[START Supplied data]
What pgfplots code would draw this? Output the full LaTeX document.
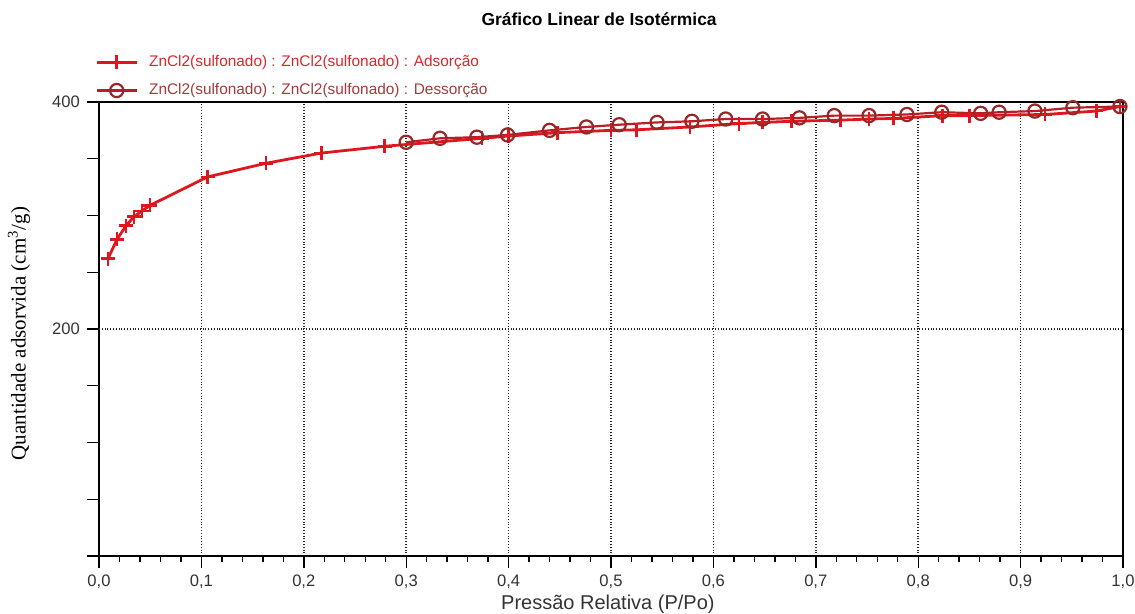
\documentclass[border=0pt]{standalone}
\usepackage{fontspec}
\setmainfont{Liberation Sans}
\newfontfamily\seriffont{Liberation Serif}
\usepackage{pgfplots}
\pgfplotsset{compat=1.18}
\definecolor{adsred}{RGB}{224,22,30}
\definecolor{desline}{RGB}{185,30,38}
\definecolor{desmark}{RGB}{150,40,40}
\definecolor{adstext}{RGB}{215,40,45}
\definecolor{destext}{RGB}{160,60,60}
\begin{document}
\begin{tikzpicture}
\useasboundingbox (-49.5pt,-29pt) rectangle (518pt,278pt);
\begin{axis}[
  at={(0,0)}, anchor=south west,
  scale only axis, width=512pt, height=227pt,
  xmin=0, xmax=1, ymin=0, ymax=400,
  /pgf/number format/assume math mode=true,
  xtick={0,0.1,0.2,0.3,0.4,0.5,0.6,0.7,0.8,0.9,1.0},
  minor x tick num=4,
  xticklabel={\pgfmathprintnumber[fixed,fixed zerofill,precision=1,use comma]{\tick}},
  ytick={0,50,100,150,200,250,300,350,400},
  yticklabels={,,,,200,,,,400},
  extra y ticks={200}, extra y tick labels={},
  extra y tick style={grid=major},
  xmajorgrids=true,
  major grid style={black!85, densely dotted, line width=0.8pt},
  tick align=outside, tick pos=left,
  major tick length=6pt, minor tick length=3pt,
  tick style={black, line width=0.7pt},
  axis line style={black, line width=0.8pt},
  ticklabel style={font=\fontsize{8.3}{9}\selectfont, text=black!80},
  title={\textbf{Gráfico Linear de Isotérmica}},
  title style={at={(axis description cs:0.4885,1.185)}, anchor=center, yshift=-6.5pt, font=\fontsize{8.7}{10}\selectfont},
  xlabel={Pressão Relativa (P/Po)},
  xlabel style={at={(axis description cs:0.497,-0.106)}, anchor=center, font=\fontsize{10}{11}\selectfont, text=black!80},
  ylabel={Quantidade adsorvida (cm\textsuperscript{3}/g)},
  ylabel style={at={(axis description cs:-0.078,0.49)}, anchor=center, font=\seriffont\fontsize{10.5}{12}\selectfont},
  legend style={at={(axis description cs:-0.004,1.0)}, anchor=south west, draw=none, fill=none,
    font=\fontsize{7.7}{9}\selectfont, row sep=3pt, inner sep=0pt,
    /tikz/every odd column/.append style={column sep=3.5pt}},
  legend cell align=left,
  legend image code/.code={\draw[mark repeat=2,mark phase=2] plot coordinates {(0pt,0pt) (10pt,0pt) (20pt,0pt)};},
]
\addplot[adsred, line width=1.4pt, mark=+, mark size=3.5pt, mark options={line width=1.3pt}] coordinates {
(0.0088,262) (0.0176,279) (0.0264,291) (0.0342,299) (0.042,304) (0.050,309)
(0.106,334) (0.163,346) (0.217,355) (0.279,361) (0.374,368) (0.40,370)
(0.448,373) (0.500,375) (0.525,375.5) (0.577,378) (0.625,381) (0.648,382)
(0.676,383) (0.724,384) (0.752,385) (0.776,385.5) (0.824,388) (0.850,388)
(0.924,389) (0.974,392) (0.997,396)
};
\addlegendentry{\textcolor{adstext}{ZnCl2(sulfonado) : ZnCl2(sulfonado) : Adsorção}}
\addplot[desline, line width=1.1pt, mark=o, mark size=3.3pt, mark options={desmark, line width=1.1pt, fill=none}] coordinates {
(0.997,396) (0.951,395) (0.914,392) (0.879,391) (0.861,390) (0.823,391)
(0.789,389) (0.752,388) (0.718,388) (0.684,386) (0.648,385) (0.612,385)
(0.579,383) (0.545,382) (0.508,380) (0.476,378) (0.440,375) (0.399,371)
(0.369,369) (0.333,368) (0.300,364.5)
};
\addlegendentry{\textcolor{destext}{ZnCl2(sulfonado) : ZnCl2(sulfonado) : Dessorção}}
\end{axis}
\end{tikzpicture}
\end{document}
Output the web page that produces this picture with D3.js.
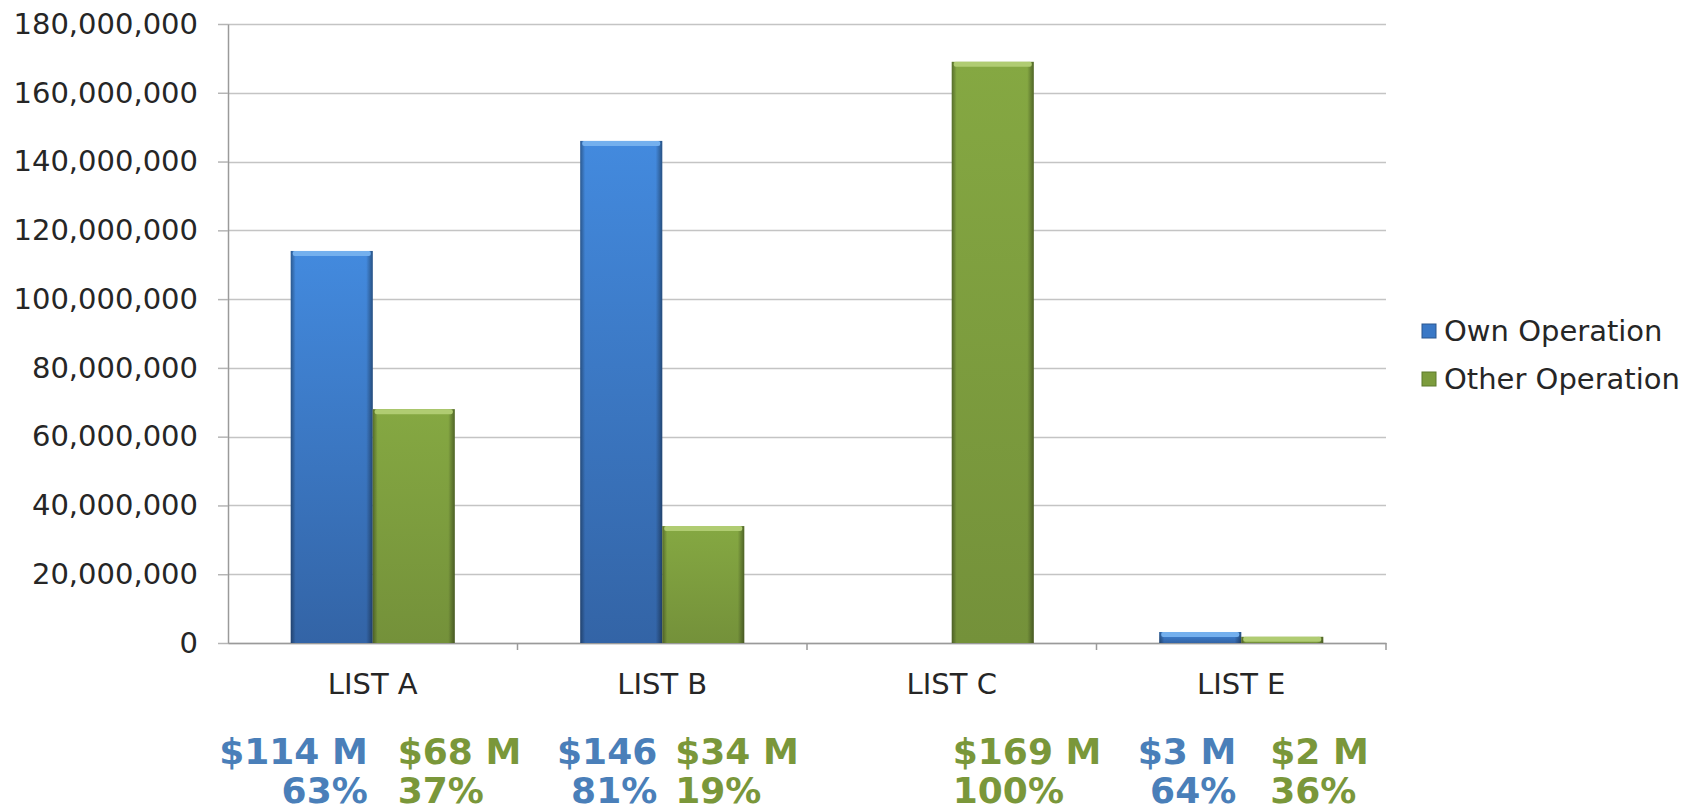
[END Supplied data]
Instruction:
Quote the records above in full, dropping each picture.

Task response:
What pgfplots code would draw this? Output the full LaTeX document.
\documentclass[border=0pt]{standalone}
\usepackage{fontspec}
\setmainfont{Liberation Sans}
\newfontfamily\seriffont{Liberation Serif}
\usepackage{pgfplots}
\pgfplotsset{compat=1.18}
\definecolor{adsred}{RGB}{224,22,30}
\definecolor{desline}{RGB}{185,30,38}
\definecolor{desmark}{RGB}{150,40,40}
\definecolor{adstext}{RGB}{215,40,45}
\definecolor{destext}{RGB}{160,60,60}
\begin{document}
\begin{tikzpicture}
\useasboundingbox (-49.5pt,-29pt) rectangle (518pt,278pt);
\begin{axis}[
  at={(0,0)}, anchor=south west,
  scale only axis, width=512pt, height=227pt,
  xmin=0, xmax=1, ymin=0, ymax=400,
  /pgf/number format/assume math mode=true,
  xtick={0,0.1,0.2,0.3,0.4,0.5,0.6,0.7,0.8,0.9,1.0},
  minor x tick num=4,
  xticklabel={\pgfmathprintnumber[fixed,fixed zerofill,precision=1,use comma]{\tick}},
  ytick={0,50,100,150,200,250,300,350,400},
  yticklabels={,,,,200,,,,400},
  extra y ticks={200}, extra y tick labels={},
  extra y tick style={grid=major},
  xmajorgrids=true,
  major grid style={black!85, densely dotted, line width=0.8pt},
  tick align=outside, tick pos=left,
  major tick length=6pt, minor tick length=3pt,
  tick style={black, line width=0.7pt},
  axis line style={black, line width=0.8pt},
  ticklabel style={font=\fontsize{8.3}{9}\selectfont, text=black!80},
  title={\textbf{Gráfico Linear de Isotérmica}},
  title style={at={(axis description cs:0.4885,1.185)}, anchor=center, yshift=-6.5pt, font=\fontsize{8.7}{10}\selectfont},
  xlabel={Pressão Relativa (P/Po)},
  xlabel style={at={(axis description cs:0.497,-0.106)}, anchor=center, font=\fontsize{10}{11}\selectfont, text=black!80},
  ylabel={Quantidade adsorvida (cm\textsuperscript{3}/g)},
  ylabel style={at={(axis description cs:-0.078,0.49)}, anchor=center, font=\seriffont\fontsize{10.5}{12}\selectfont},
  legend style={at={(axis description cs:-0.004,1.0)}, anchor=south west, draw=none, fill=none,
    font=\fontsize{7.7}{9}\selectfont, row sep=3pt, inner sep=0pt,
    /tikz/every odd column/.append style={column sep=3.5pt}},
  legend cell align=left,
  legend image code/.code={\draw[mark repeat=2,mark phase=2] plot coordinates {(0pt,0pt) (10pt,0pt) (20pt,0pt)};},
]
\addplot[adsred, line width=1.4pt, mark=+, mark size=3.5pt, mark options={line width=1.3pt}] coordinates {
(0.0088,262) (0.0176,279) (0.0264,291) (0.0342,299) (0.042,304) (0.050,309)
(0.106,334) (0.163,346) (0.217,355) (0.279,361) (0.374,368) (0.40,370)
(0.448,373) (0.500,375) (0.525,375.5) (0.577,378) (0.625,381) (0.648,382)
(0.676,383) (0.724,384) (0.752,385) (0.776,385.5) (0.824,388) (0.850,388)
(0.924,389) (0.974,392) (0.997,396)
};
\addlegendentry{\textcolor{adstext}{ZnCl2(sulfonado) : ZnCl2(sulfonado) : Adsorção}}
\addplot[desline, line width=1.1pt, mark=o, mark size=3.3pt, mark options={desmark, line width=1.1pt, fill=none}] coordinates {
(0.997,396) (0.951,395) (0.914,392) (0.879,391) (0.861,390) (0.823,391)
(0.789,389) (0.752,388) (0.718,388) (0.684,386) (0.648,385) (0.612,385)
(0.579,383) (0.545,382) (0.508,380) (0.476,378) (0.440,375) (0.399,371)
(0.369,369) (0.333,368) (0.300,364.5)
};
\addlegendentry{\textcolor{destext}{ZnCl2(sulfonado) : ZnCl2(sulfonado) : Dessorção}}
\end{axis}
\end{tikzpicture}
\end{document}
Output the web page that produces this picture with D3.js.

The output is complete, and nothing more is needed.